▶ [TASK]: Only the lines from the start up to and including the line containing "85.6, 85.0, 81.2];" should be repeated, word for word.

▶ [RAW DATA]:
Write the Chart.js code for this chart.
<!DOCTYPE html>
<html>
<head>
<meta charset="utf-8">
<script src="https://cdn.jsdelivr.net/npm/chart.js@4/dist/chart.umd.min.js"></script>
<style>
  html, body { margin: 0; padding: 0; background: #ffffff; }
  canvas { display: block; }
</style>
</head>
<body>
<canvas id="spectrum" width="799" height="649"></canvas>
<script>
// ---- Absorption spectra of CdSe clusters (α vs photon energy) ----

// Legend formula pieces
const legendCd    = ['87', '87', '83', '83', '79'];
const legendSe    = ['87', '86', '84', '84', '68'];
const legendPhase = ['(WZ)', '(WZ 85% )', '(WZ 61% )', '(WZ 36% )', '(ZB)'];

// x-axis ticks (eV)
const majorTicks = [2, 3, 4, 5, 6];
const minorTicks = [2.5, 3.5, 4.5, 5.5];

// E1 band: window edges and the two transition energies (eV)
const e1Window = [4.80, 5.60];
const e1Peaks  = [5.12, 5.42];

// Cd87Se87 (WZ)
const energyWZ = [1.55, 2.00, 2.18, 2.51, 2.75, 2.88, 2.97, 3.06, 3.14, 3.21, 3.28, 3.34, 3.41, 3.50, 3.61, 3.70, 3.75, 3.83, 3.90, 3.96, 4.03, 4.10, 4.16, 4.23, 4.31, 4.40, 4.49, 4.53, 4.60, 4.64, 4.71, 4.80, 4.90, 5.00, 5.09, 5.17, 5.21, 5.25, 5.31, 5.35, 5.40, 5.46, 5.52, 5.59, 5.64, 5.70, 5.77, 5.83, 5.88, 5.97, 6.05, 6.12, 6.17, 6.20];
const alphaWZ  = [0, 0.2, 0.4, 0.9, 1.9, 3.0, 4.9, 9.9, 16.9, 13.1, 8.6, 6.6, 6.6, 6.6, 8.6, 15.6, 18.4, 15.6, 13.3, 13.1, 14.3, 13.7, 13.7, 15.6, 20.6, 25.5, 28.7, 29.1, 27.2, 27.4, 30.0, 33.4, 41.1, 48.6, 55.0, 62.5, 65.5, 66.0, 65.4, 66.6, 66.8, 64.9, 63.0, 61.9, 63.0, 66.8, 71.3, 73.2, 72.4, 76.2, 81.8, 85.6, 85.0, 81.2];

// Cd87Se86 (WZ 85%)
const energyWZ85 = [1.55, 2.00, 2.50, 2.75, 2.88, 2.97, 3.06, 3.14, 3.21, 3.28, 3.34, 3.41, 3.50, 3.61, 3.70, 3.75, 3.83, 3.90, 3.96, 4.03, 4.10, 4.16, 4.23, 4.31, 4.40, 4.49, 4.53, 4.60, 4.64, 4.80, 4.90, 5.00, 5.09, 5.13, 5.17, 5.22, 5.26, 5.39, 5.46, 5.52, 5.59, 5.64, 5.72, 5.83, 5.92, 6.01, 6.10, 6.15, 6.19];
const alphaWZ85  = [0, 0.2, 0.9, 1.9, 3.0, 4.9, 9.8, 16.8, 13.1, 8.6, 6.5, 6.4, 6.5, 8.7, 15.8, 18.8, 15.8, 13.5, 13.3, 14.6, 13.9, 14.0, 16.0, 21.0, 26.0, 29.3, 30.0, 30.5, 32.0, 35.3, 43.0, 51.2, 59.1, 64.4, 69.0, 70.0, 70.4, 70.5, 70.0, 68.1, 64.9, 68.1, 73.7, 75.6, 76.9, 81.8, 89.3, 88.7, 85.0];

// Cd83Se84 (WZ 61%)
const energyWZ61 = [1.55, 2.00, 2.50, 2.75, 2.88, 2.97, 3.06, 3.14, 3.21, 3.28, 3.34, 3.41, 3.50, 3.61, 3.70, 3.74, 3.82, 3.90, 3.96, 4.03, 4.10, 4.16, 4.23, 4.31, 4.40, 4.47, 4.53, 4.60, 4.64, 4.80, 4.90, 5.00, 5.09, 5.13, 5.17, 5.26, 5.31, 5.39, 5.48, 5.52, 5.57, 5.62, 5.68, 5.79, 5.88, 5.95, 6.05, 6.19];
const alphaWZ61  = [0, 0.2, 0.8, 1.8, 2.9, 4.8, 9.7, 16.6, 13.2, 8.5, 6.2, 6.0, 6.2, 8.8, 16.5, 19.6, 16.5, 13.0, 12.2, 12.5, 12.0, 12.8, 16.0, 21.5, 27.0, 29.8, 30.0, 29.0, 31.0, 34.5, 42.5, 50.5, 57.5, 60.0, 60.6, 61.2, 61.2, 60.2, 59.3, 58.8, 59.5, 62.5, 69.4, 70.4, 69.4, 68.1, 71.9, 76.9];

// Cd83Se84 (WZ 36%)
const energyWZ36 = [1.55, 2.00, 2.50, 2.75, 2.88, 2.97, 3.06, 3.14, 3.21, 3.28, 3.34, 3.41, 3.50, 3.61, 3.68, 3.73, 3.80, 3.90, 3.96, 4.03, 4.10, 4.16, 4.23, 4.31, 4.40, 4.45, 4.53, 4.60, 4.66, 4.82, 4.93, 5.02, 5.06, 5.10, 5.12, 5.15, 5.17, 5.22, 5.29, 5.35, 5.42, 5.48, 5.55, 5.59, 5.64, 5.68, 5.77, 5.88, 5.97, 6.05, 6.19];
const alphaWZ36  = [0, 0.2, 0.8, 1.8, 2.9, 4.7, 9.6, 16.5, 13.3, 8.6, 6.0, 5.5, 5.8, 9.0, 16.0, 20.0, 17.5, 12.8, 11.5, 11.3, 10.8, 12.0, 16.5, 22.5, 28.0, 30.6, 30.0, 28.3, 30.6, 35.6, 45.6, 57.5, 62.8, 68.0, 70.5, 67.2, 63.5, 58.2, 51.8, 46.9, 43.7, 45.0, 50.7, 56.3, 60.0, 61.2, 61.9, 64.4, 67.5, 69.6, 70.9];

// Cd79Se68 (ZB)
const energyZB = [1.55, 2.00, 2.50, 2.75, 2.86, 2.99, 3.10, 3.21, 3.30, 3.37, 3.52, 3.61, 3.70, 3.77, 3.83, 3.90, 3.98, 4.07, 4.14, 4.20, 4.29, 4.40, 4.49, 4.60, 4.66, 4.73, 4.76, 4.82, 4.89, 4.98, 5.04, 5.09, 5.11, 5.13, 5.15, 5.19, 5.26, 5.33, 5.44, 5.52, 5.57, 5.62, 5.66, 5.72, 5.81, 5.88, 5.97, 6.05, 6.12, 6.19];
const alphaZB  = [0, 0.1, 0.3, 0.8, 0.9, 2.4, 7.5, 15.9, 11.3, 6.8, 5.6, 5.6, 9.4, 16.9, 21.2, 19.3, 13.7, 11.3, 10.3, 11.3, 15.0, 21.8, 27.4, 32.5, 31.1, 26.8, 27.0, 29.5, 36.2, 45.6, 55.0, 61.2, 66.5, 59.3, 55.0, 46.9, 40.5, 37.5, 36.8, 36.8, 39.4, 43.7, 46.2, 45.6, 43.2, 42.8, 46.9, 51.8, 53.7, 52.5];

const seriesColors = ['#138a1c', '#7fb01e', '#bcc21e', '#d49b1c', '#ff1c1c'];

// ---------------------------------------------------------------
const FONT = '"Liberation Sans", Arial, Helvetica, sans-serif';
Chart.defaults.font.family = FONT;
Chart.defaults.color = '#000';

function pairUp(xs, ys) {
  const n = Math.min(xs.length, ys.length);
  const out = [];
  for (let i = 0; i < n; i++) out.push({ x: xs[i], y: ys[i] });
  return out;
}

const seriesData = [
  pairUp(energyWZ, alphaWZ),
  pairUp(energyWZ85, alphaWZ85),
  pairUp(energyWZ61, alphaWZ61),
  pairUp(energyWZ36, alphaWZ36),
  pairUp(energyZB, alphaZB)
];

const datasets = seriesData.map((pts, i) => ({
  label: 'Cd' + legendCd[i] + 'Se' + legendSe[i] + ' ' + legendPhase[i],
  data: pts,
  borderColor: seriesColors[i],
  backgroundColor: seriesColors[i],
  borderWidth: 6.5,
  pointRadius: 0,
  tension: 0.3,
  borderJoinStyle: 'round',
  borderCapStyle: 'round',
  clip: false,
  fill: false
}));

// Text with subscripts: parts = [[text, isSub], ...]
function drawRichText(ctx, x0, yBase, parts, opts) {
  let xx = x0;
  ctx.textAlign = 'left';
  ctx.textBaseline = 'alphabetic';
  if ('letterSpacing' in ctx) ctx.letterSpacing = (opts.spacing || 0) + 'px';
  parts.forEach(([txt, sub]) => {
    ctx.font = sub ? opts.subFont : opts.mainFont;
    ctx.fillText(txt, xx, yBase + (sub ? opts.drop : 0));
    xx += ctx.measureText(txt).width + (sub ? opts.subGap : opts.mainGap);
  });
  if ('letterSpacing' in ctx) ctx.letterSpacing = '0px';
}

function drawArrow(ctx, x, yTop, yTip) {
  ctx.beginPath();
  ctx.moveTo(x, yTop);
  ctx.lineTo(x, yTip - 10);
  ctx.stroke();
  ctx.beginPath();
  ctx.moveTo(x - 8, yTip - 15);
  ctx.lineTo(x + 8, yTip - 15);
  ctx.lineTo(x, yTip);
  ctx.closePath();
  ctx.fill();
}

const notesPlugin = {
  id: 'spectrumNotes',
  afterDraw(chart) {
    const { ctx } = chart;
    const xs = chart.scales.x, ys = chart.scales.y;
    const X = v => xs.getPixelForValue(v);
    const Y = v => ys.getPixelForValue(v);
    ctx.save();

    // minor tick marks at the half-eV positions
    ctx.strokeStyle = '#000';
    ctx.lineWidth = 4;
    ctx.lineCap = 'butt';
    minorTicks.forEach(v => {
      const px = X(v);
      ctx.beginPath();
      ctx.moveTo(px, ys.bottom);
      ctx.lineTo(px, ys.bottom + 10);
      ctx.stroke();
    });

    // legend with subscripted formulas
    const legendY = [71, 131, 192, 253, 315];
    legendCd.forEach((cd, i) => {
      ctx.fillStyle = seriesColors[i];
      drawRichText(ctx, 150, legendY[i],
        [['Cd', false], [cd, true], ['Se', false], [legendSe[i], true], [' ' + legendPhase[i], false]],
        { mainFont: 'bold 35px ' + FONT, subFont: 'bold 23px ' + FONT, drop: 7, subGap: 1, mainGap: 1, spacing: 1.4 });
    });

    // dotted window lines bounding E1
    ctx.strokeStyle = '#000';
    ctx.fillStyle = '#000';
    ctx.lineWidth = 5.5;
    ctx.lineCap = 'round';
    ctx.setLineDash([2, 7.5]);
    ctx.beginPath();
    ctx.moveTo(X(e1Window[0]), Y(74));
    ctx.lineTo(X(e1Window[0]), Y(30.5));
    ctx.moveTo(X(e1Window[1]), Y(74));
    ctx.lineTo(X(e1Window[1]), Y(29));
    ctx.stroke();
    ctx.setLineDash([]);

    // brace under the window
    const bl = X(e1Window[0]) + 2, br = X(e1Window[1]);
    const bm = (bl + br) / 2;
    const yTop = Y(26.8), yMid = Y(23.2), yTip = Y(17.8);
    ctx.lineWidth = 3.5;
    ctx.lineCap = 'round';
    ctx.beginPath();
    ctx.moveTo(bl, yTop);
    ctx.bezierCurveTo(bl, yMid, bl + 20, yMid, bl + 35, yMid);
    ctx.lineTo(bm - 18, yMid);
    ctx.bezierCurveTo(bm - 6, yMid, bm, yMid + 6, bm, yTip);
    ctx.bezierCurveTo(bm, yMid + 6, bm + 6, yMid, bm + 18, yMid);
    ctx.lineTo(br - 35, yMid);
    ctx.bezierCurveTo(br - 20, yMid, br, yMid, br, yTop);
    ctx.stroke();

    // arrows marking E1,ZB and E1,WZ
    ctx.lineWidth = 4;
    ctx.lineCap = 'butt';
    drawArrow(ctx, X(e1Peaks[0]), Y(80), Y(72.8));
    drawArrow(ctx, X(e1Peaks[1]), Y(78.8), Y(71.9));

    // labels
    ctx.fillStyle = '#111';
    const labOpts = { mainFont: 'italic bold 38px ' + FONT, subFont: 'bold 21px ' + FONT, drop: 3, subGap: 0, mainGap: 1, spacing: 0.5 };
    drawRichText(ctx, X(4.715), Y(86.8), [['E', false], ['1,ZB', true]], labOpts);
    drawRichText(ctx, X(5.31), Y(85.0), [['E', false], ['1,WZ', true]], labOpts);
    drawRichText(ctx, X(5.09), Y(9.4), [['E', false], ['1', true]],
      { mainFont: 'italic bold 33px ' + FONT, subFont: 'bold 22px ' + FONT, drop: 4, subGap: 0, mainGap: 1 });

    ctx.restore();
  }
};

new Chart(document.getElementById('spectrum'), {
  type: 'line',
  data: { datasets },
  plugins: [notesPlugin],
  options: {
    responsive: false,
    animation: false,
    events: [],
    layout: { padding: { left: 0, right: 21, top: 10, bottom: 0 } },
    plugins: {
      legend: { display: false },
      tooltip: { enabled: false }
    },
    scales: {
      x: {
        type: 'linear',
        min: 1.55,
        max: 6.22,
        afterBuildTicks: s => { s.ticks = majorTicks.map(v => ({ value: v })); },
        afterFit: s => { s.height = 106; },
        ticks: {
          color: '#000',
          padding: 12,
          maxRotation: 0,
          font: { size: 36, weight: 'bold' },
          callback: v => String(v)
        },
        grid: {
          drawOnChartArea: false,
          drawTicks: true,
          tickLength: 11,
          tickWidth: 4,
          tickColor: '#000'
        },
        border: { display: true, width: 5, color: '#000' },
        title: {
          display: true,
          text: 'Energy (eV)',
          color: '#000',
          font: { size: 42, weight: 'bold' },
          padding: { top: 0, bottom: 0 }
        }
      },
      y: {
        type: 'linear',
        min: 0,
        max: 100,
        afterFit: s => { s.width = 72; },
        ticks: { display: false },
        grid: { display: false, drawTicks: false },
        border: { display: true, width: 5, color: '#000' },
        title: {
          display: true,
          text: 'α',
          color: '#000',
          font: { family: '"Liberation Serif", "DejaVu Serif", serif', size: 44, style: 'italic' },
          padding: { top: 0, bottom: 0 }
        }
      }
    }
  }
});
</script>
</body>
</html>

▶ [OUTPUT FOR THIS TASK]:
Write the Chart.js code for this chart.
<!DOCTYPE html>
<html>
<head>
<meta charset="utf-8">
<script src="https://cdn.jsdelivr.net/npm/chart.js@4/dist/chart.umd.min.js"></script>
<style>
  html, body { margin: 0; padding: 0; background: #ffffff; }
  canvas { display: block; }
</style>
</head>
<body>
<canvas id="spectrum" width="799" height="649"></canvas>
<script>
// ---- Absorption spectra of CdSe clusters (α vs photon energy) ----

// Legend formula pieces
const legendCd    = ['87', '87', '83', '83', '79'];
const legendSe    = ['87', '86', '84', '84', '68'];
const legendPhase = ['(WZ)', '(WZ 85% )', '(WZ 61% )', '(WZ 36% )', '(ZB)'];

// x-axis ticks (eV)
const majorTicks = [2, 3, 4, 5, 6];
const minorTicks = [2.5, 3.5, 4.5, 5.5];

// E1 band: window edges and the two transition energies (eV)
const e1Window = [4.80, 5.60];
const e1Peaks  = [5.12, 5.42];

// Cd87Se87 (WZ)
const energyWZ = [1.55, 2.00, 2.18, 2.51, 2.75, 2.88, 2.97, 3.06, 3.14, 3.21, 3.28, 3.34, 3.41, 3.50, 3.61, 3.70, 3.75, 3.83, 3.90, 3.96, 4.03, 4.10, 4.16, 4.23, 4.31, 4.40, 4.49, 4.53, 4.60, 4.64, 4.71, 4.80, 4.90, 5.00, 5.09, 5.17, 5.21, 5.25, 5.31, 5.35, 5.40, 5.46, 5.52, 5.59, 5.64, 5.70, 5.77, 5.83, 5.88, 5.97, 6.05, 6.12, 6.17, 6.20];
const alphaWZ  = [0, 0.2, 0.4, 0.9, 1.9, 3.0, 4.9, 9.9, 16.9, 13.1, 8.6, 6.6, 6.6, 6.6, 8.6, 15.6, 18.4, 15.6, 13.3, 13.1, 14.3, 13.7, 13.7, 15.6, 20.6, 25.5, 28.7, 29.1, 27.2, 27.4, 30.0, 33.4, 41.1, 48.6, 55.0, 62.5, 65.5, 66.0, 65.4, 66.6, 66.8, 64.9, 63.0, 61.9, 63.0, 66.8, 71.3, 73.2, 72.4, 76.2, 81.8, 85.6, 85.0, 81.2];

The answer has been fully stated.